═══ PROVIDED DATA ═══

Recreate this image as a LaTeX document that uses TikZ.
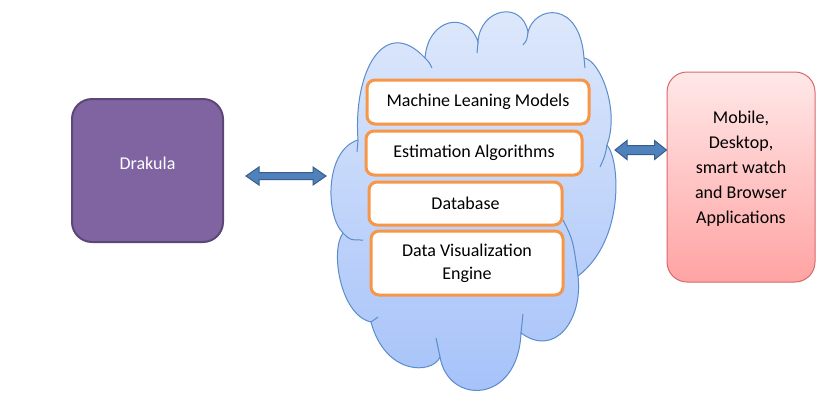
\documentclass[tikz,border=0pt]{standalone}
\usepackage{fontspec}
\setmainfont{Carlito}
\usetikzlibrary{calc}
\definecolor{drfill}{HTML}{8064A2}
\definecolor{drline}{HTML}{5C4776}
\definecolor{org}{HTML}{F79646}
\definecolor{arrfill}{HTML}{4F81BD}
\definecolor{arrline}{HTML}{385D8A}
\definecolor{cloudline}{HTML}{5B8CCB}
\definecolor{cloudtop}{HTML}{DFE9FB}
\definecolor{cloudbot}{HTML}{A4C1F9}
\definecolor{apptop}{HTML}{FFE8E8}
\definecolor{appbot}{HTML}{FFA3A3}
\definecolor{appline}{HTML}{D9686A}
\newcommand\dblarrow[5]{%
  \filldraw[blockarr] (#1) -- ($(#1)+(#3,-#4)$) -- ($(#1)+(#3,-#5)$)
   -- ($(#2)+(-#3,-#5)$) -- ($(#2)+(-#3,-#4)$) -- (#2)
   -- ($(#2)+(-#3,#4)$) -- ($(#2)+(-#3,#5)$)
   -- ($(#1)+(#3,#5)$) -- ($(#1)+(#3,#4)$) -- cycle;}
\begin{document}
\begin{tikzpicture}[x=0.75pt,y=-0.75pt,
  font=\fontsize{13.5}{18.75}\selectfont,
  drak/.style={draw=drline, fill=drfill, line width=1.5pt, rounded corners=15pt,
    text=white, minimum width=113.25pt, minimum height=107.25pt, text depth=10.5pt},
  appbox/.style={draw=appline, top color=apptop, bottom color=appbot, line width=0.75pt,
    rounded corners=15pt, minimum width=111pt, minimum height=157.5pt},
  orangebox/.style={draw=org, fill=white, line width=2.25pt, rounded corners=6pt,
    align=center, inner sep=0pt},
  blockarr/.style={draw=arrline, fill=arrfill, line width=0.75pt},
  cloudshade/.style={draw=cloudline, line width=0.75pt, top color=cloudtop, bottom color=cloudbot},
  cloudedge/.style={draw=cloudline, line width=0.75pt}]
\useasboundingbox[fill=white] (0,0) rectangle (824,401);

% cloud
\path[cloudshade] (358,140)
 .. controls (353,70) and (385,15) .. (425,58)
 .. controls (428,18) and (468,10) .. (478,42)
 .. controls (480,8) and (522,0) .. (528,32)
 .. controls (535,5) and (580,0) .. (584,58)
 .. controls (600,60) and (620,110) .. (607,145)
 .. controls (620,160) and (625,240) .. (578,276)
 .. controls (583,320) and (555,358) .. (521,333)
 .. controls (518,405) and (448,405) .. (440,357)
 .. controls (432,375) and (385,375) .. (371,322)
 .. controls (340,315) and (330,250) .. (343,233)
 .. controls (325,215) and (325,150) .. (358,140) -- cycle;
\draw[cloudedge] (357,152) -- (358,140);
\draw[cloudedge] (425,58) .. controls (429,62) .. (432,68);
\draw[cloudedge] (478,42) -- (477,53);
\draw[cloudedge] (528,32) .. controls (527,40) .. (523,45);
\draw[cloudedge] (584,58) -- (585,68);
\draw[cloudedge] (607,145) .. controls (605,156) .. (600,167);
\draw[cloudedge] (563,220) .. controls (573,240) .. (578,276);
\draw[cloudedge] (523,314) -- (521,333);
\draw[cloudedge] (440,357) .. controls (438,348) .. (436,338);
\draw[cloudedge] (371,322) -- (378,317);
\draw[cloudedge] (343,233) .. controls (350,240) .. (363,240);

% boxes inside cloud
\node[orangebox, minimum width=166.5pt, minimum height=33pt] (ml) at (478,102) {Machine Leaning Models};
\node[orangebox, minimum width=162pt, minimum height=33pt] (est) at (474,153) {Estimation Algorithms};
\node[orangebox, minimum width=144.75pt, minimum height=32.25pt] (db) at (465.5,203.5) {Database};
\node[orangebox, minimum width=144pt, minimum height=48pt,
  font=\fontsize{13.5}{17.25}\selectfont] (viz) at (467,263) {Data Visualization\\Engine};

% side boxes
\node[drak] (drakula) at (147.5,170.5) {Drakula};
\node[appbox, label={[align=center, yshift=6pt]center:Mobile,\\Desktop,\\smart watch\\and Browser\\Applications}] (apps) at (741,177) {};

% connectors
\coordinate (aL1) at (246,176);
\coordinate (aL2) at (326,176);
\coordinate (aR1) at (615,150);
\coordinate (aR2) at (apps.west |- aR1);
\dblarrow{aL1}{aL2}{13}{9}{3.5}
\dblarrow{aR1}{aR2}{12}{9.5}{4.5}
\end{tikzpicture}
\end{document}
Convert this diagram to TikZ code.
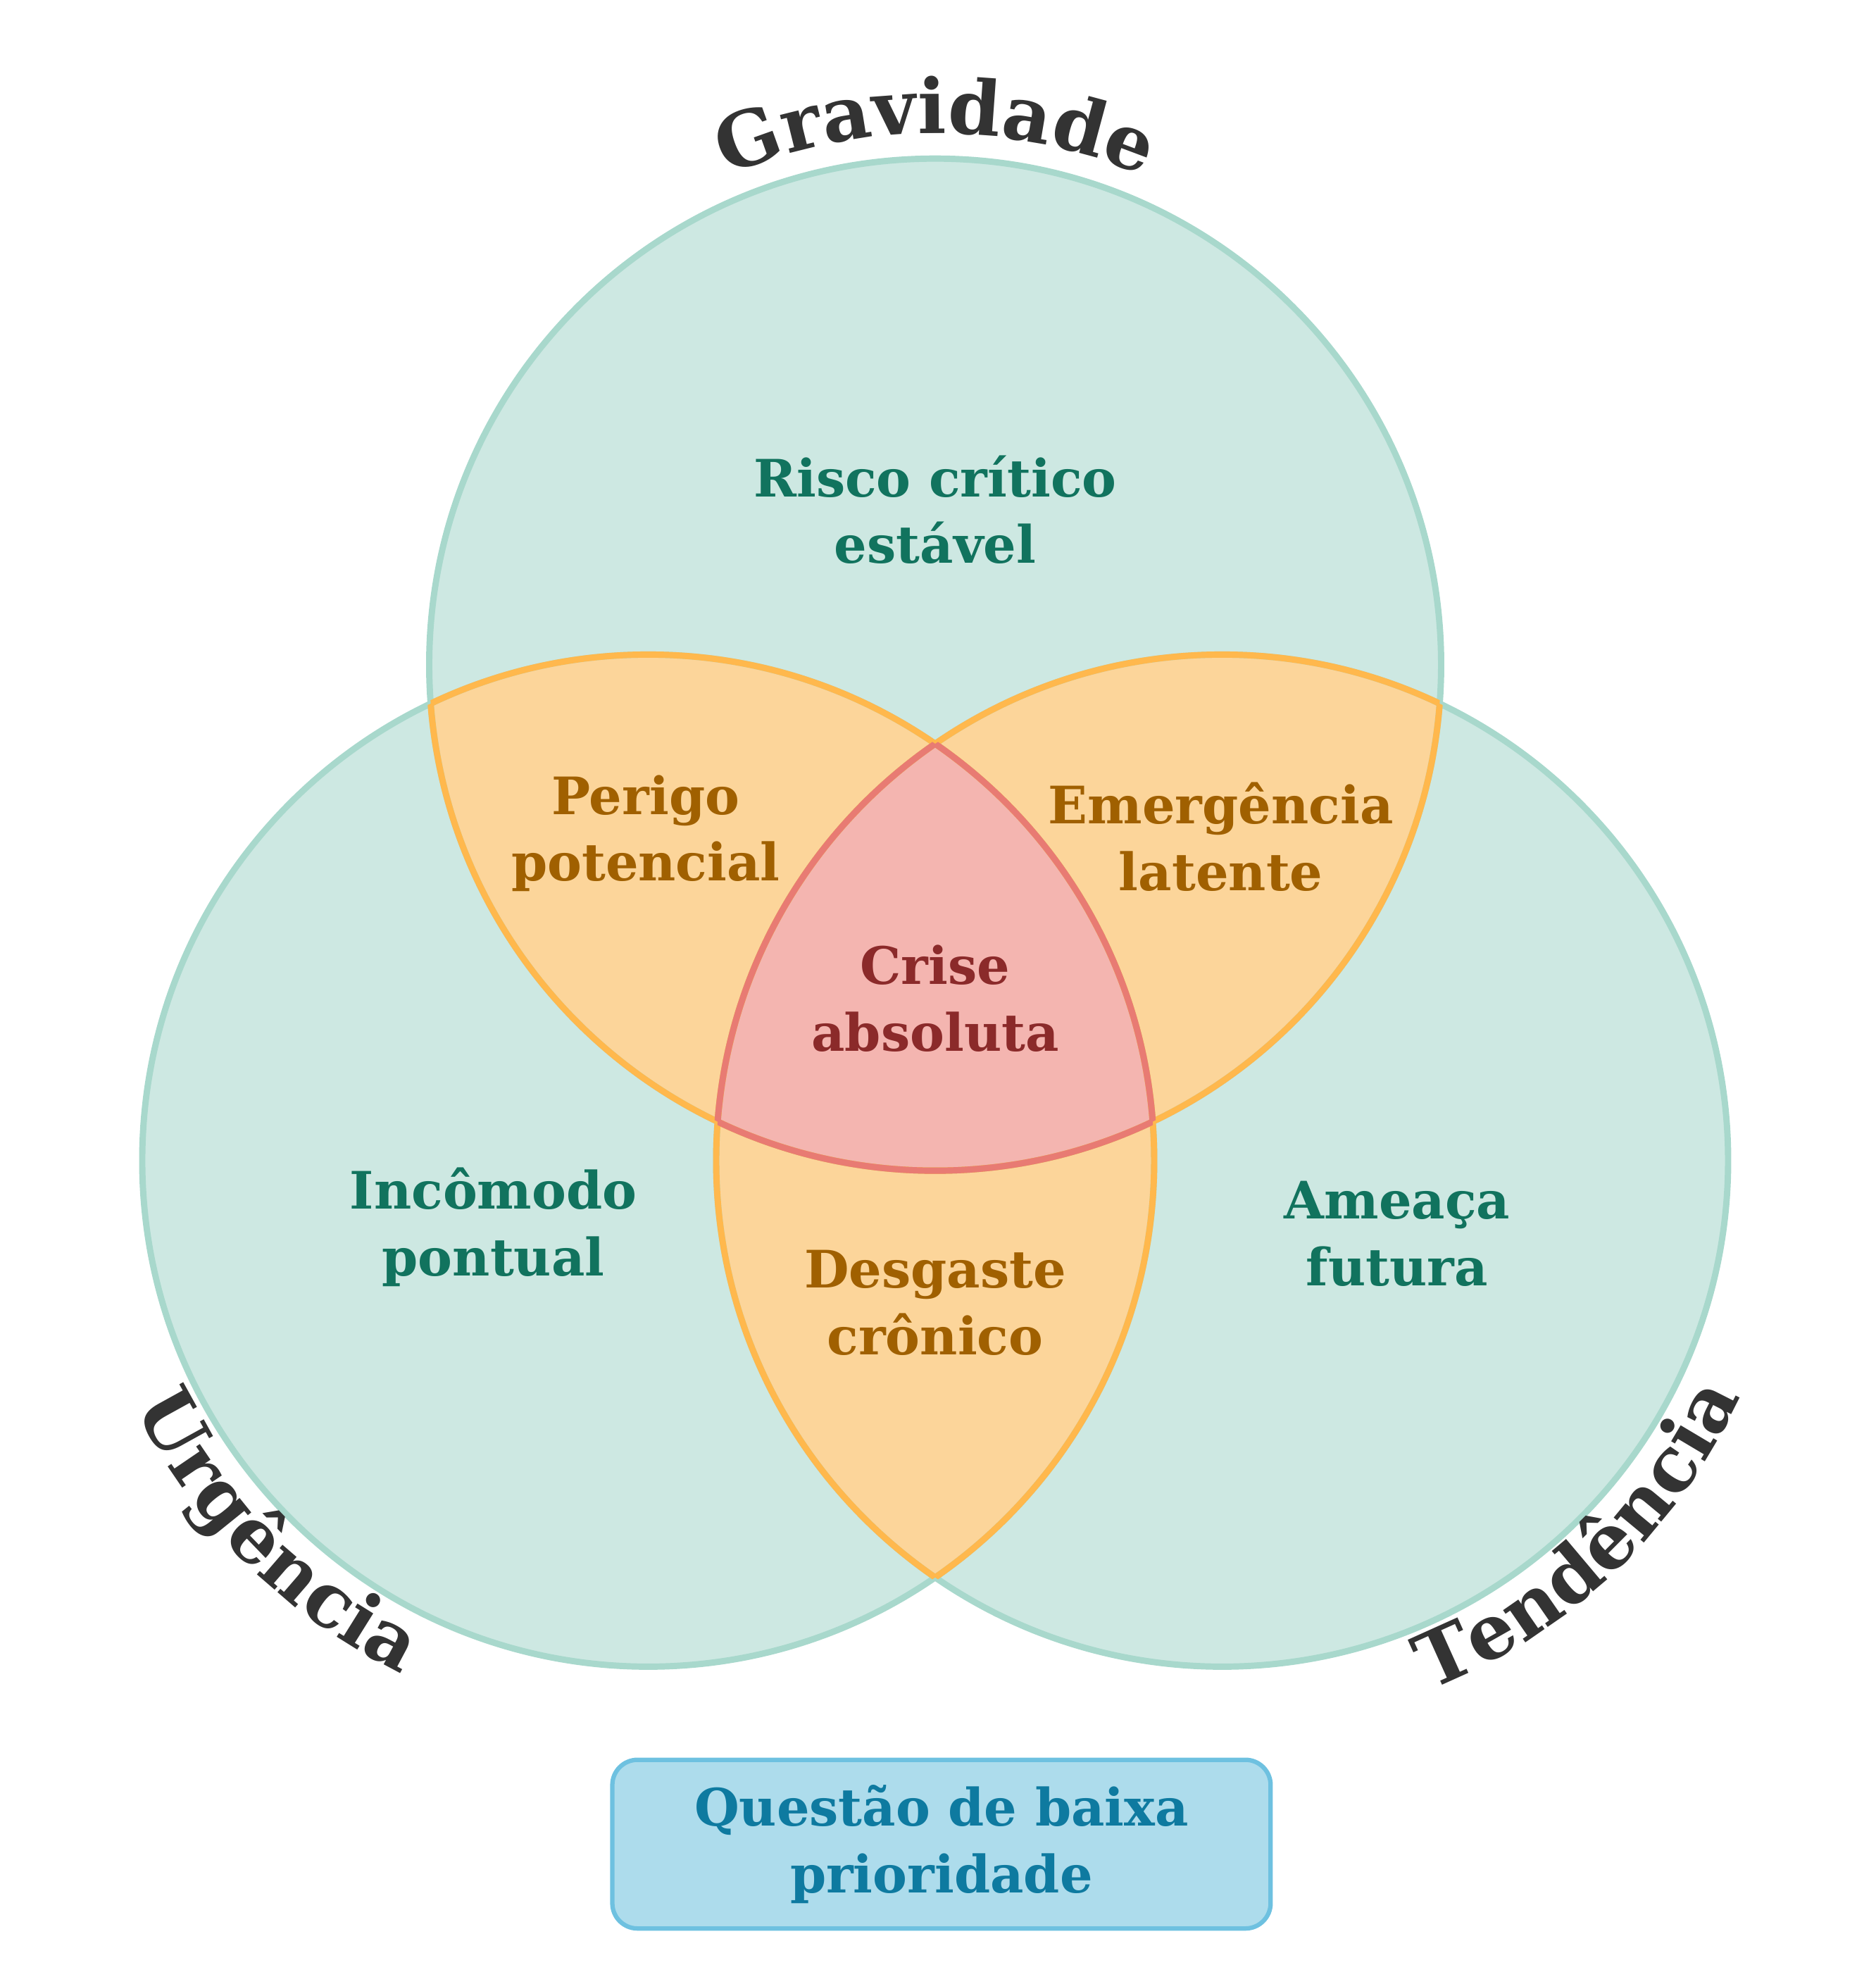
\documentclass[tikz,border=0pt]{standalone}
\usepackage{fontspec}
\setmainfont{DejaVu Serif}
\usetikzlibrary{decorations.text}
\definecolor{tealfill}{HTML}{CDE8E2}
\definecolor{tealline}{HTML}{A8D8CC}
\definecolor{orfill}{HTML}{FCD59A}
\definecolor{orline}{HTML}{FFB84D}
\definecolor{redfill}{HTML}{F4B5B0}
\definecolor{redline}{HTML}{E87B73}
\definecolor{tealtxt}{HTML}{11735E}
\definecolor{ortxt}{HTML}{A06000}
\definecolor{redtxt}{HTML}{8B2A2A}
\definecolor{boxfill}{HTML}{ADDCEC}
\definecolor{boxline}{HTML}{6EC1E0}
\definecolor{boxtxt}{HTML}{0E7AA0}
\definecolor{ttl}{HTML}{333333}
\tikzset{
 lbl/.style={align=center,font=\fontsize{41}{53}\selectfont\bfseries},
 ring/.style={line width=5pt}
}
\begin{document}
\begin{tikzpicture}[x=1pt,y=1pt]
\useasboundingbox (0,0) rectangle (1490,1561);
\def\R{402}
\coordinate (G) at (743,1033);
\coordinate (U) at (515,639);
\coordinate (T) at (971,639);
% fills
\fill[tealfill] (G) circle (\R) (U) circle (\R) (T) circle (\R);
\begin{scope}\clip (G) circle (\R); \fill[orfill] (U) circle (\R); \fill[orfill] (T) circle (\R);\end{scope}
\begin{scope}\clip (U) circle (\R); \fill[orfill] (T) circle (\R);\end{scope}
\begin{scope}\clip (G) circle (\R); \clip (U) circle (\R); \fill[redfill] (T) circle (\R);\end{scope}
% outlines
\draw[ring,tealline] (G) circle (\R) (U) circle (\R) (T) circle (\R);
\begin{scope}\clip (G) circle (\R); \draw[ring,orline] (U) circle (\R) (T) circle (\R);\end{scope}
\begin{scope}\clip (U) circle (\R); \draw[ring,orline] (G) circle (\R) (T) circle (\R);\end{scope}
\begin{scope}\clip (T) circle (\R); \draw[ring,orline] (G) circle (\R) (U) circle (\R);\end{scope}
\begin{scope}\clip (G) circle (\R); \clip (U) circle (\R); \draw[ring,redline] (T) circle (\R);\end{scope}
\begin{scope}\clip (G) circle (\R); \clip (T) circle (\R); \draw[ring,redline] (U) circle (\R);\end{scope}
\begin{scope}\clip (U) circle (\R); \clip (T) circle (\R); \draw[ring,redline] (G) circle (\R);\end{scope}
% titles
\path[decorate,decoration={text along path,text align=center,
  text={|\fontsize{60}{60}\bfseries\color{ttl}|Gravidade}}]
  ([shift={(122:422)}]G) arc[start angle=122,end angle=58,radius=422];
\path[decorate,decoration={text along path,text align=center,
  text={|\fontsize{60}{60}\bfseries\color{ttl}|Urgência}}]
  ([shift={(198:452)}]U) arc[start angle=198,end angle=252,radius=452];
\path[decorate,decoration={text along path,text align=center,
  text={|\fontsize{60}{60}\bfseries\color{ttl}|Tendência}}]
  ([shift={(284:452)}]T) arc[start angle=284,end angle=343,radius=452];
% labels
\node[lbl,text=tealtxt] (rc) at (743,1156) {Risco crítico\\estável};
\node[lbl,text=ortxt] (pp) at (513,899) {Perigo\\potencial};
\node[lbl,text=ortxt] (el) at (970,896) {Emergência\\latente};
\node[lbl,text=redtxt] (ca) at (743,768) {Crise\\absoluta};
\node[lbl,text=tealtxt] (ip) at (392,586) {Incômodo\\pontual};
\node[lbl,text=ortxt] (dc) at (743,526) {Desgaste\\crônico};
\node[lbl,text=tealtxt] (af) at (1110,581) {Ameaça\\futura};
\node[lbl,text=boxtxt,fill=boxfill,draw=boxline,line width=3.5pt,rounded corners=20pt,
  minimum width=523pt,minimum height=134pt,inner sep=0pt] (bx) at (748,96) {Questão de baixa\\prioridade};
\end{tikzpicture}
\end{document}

═══

▶ **WHAT YOU WILL DO**
Locate each line containing the string "this" and show it.

▶ **COMPLETED EXERCISE**
Recreate this image as a LaTeX document that uses TikZ.
Convert this diagram to TikZ code.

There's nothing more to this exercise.